Tuesday, April 3, 2012

Joy of Learning

My colleague Professor Jim Dvorak once came back from his classroom asking: “Did you hear any loud explosion in the classroom?” Seeing the shock on my face, he chuckled: ”It's students' minds being blown away! “

For a teacher, it ought to be deeply satisfying to set students’ minds ablaze. Irish poet William Butler Yeats (1865-1939) said that “education is not filling a bucket, but lighting a fire.” Becoming such an educational arsonist involves more than a secret pedagogical match. It requires one to care about students, and to have a deep understanding of human psychology to help students learn with focus, purpose, confidence, and satisfaction.

I became interested in student motivation as I notice an increasing number of Chinese children dropping out of weekend Chinese schools. As untrained volunteers, many teachers are actually parents who teach the way they were taught while growing up in China, while the conditions for learning have changed for children. As a result, students can be frustrated or bored to tears with classes. Whey kids say they would wash dishes than going to the Chinese school, something is very wrong in the ways they learn. How are they going to love their roots in Chinese and China if all their memory is associated with pain?

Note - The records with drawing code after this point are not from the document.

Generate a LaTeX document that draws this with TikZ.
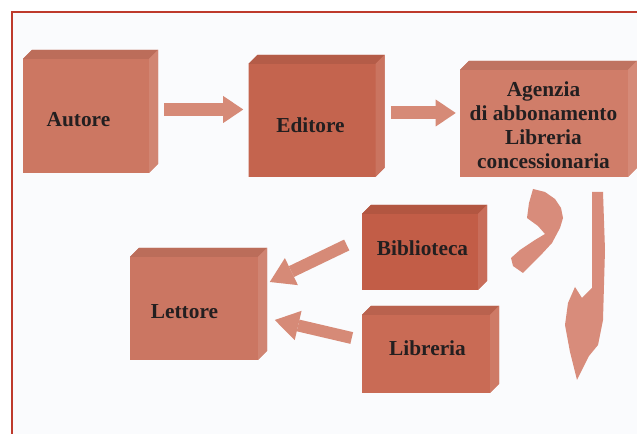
\documentclass[tikz,border=0pt]{standalone}
\usepackage{fontspec}
\setmainfont{Liberation Serif}
\usetikzlibrary{arrows.meta,calc}

\newdimen\pxu \pxu=0.75pt

\definecolor{cornice}{HTML}{BE3A2C}
\definecolor{sfondo}{HTML}{FAFBFD}
\definecolor{testo}{HTML}{231F20}
\definecolor{frecciac}{HTML}{D68A77}
\definecolor{curvac}{HTML}{D88C7B}
\definecolor{autorec}{HTML}{CC7762}
\definecolor{editorec}{HTML}{C4644E}
\definecolor{agenziac}{HTML}{D07D69}
\definecolor{bibliotecac}{HTML}{C25D47}
\definecolor{libreriac}{HTML}{C96B55}
\definecolor{lettorec}{HTML}{CB7662}

\tikzset{
  blok/.style={inner sep=0pt, draw=none,
    path picture={
      \fill[#1] ([yshift=-9\pxu]path picture bounding box.north west) -- ([xshift=9\pxu]path picture bounding box.north west)
        -- (path picture bounding box.north east) -- ([yshift=9\pxu]path picture bounding box.south east)
        -- ([xshift=-9\pxu]path picture bounding box.south east) -- (path picture bounding box.south west) -- cycle;
      \fill[#1!92!black] ([yshift=-9\pxu]path picture bounding box.north west) -- ([xshift=9\pxu]path picture bounding box.north west)
        -- (path picture bounding box.north east) -- ([shift={(-9\pxu,-9\pxu)}]path picture bounding box.north east) -- cycle;
      \fill[#1!90!white] ([shift={(-9\pxu,-9\pxu)}]path picture bounding box.north east) -- (path picture bounding box.north east)
        -- ([yshift=9\pxu]path picture bounding box.south east) -- ([xshift=-9\pxu]path picture bounding box.south east) -- cycle;
    }},
  every label/.style={font=\fontsize{16}{18}\selectfont\bfseries, text=testo, align=center},
  freccia/.style={draw=frecciac, line width=9.75pt, -{Triangle[length=15pt,width=20.25pt,line width=0pt]}},
  diagonale/.style={draw=frecciac, line width=9pt, -{Triangle[length=18pt,width=22.5pt,line width=0pt]}}
}

\begin{document}
\begin{tikzpicture}[x=0.75pt,y=-0.75pt]
  \useasboundingbox (0,0) rectangle (637,434);
  \fill[sfondo] (12,12) rectangle (637,434);
  \draw[cornice, line width=1.5pt] (12,434) -- (12,12) -- (637,12);

  % riga in alto
  \node[blok=autorec, minimum width=135\pxu, minimum height=123\pxu,
        label={[shift={(-12\pxu,-8\pxu)}]center:Autore}] (autore) at (90.5,111.5) {};
  \node[blok=editorec, minimum width=136\pxu, minimum height=122\pxu,
        label={[shift={(-6\pxu,-9\pxu)}]center:Editore}] (editore) at (316.5,116) {};
  \node[blok=agenziac, minimum width=177\pxu, minimum height=116\pxu,
        label={[shift={(-5\pxu,-6\pxu)}]center:Agenzia\\di abbonamento\\Libreria\\concessionaria}] (agenzia) at (548.5,119) {};

  % riga in basso
  \node[blok=bibliotecac, minimum width=125\pxu, minimum height=85\pxu,
        label={[shift={(-2\pxu,-1\pxu)}]center:Biblioteca}] (biblioteca) at (424.5,247.5) {};
  \node[blok=libreriac, minimum width=137\pxu, minimum height=87\pxu,
        label={[shift={(-3\pxu,1\pxu)}]center:Libreria}] (libreria) at (430.5,349.5) {};
  \node[blok=lettorec, minimum width=137\pxu, minimum height=112\pxu,
        label={[shift={(-14\pxu,-8\pxu)}]center:Lettore}] (lettore) at (198.5,304) {};

  % frecce
  \draw[freccia, shorten <=4.5pt, shorten >=3.75pt] ([yshift=1.5pt]autore.east) -- ([yshift=1.5pt]autore.east -| editore.west);
  \draw[freccia, shorten <=4.5pt, shorten >=3pt] ([yshift=2.25pt]editore.east) -- ([yshift=2.25pt]editore.east -| agenzia.west);
  \draw[diagonale] ($(biblioteca.west)+(-15,-2.5)$) -- ($(lettore.east)+(2.5,-22)$);
  \draw[diagonale] ($(libreria.west)+(-10,-11.5)$) -- ($(lettore.east)+(7.5,16)$);

  % pezzi curvi
  \fill[curvac] (533,189) -- (545,192) -- (555,199) -- (561,208) -- (563,218) -- (560,228) -- (552,243) -- (540,256)
    -- (523,273) -- (513,266) -- (511,258) -- (520,250) -- (535,240) -- (545,234) -- (538,226) -- (527,218) -- (529,203) -- cycle;
  \fill[curvac] (592,192) -- (603,192) -- (605,250) -- (603,320) -- (598,345) -- (589,356) -- (577,380)
    -- (570,352) -- (565,325) -- (568,303) -- (575,287) -- (582,298) -- (592,288) -- cycle;
\end{tikzpicture}
\end{document}
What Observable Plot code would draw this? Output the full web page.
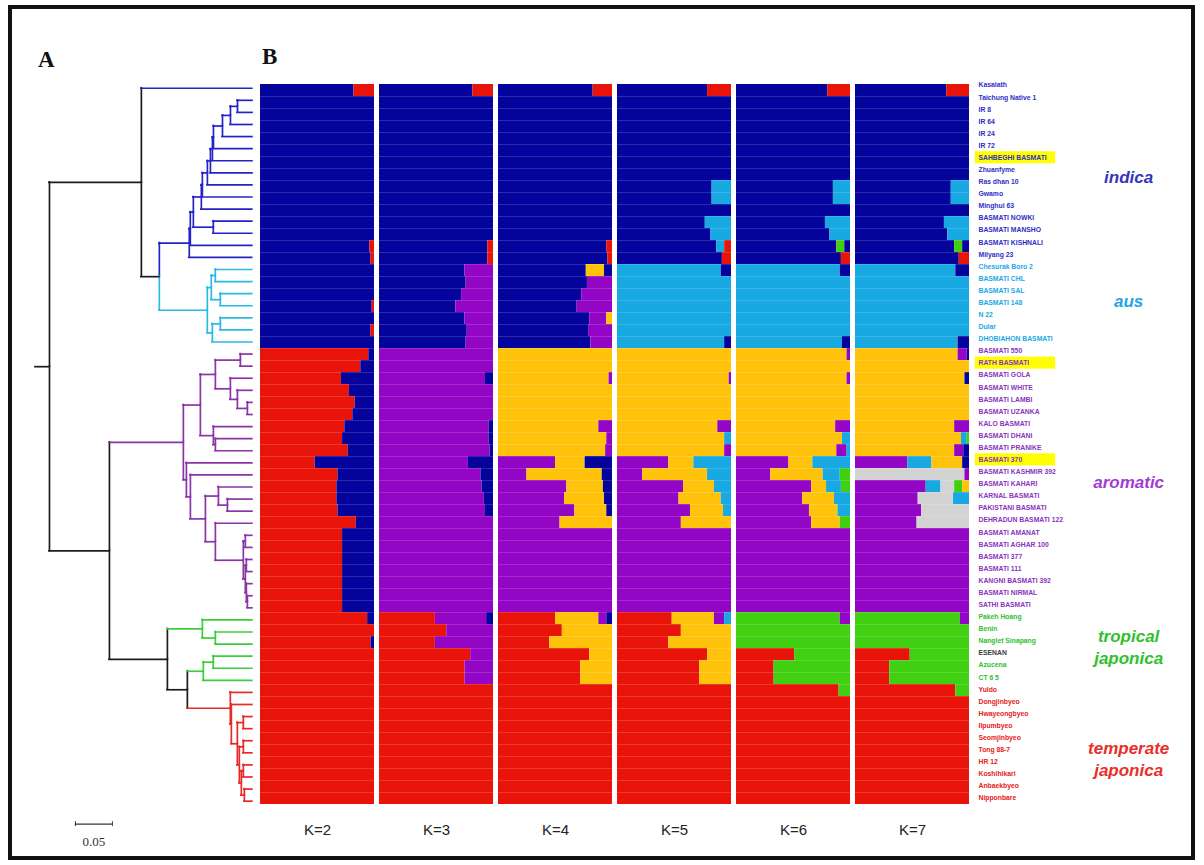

The school invited veteran overseas Chinese teacher Professor Zhang Yajun to talk about Chinese teaching. Professor Zhang said something that really struck a cord in me: “In Chinese, we have so many expressions about ‘hard’ learning”, emphasizing that learning is necessarily difficult, without paying equal attention to the joys learning brings." We say things like “Hard work is the path in the mountain of books, arduous work is the boat in the sea of learning.” What if, for instance, you row the boat without the compass to navigate? Or worse, what if you don’t know where you are going in the first place?

Elements like purpose, effort, and play should be artfully orchestrated to produce the conditions for learning. In his book The Element: How Finding Your Passion Changes Everything, Ken Robionson stresses the importance of finding our intrinsic motivation which will guide us to live a productive and satisfying life. This ought to lead us Chinese to think beyond mere hard work.

There is nothing wrong with hard work itself. Most cultures stress hard work. In our agricultural tradition we say: “One portion of cultivation yields one portion of crop” (一分耕耘一分收获). Children in other cultures say similar things like “No bees, no honey; no work, no money.” Time on task is often one of the key contributors towards success at learning. Let’s not forget, however, that those who are effective learners have increased time doing what they enjoy or what they perceive to be meaningful, useful or at the very least necessary.

Take meaning for instance. When there is personal meaning to the subject matter, learning is not bitter and hard. For instance, students may be lukewarm towards teacher-assigned online discussions, but see what happens on their Facebook pages. What’s the difference there? Students simply find their Facebook sites to be places they “own”, or so they think.

Chinese parents often find it legitimate to force children to endure the hardships of learning without explaining why they are learning what they learn, using such lame excuses as: “they will understand it when they grow up.” If you cannot articulate the purpose to your children, maybe you do not know the purpose yourself. Maybe you just follow the faceless middle-class crowds who spend money sending their children to various after-school classes – let me be brutally honest here -- to have an illusion of being responsible. In these classes teachers pretend to teach and children pretend to learn. Your children may spend years studying piano to pass level tests, only to throw away all the books and never touch piano again when they “grow up”. Tell me about delayed satisfaction, and I can tell you about destroyed motivation, often happening in slow motion, over many years and across many regions.

If you love your child, transform learning into a voyage as described in the poem Ithaca by Greek poet Constantine P. Cavafy(1863 –1933):
“Pray that the road is long.
That the summer mornings are many, when,
with such pleasure, with such joy
you will enter ports seen for the first time.”

If there is such pursuit for discovery, then there is no need to fear “the Lestrygonians and the Cyclops, the angry Poseidon” in the learning process.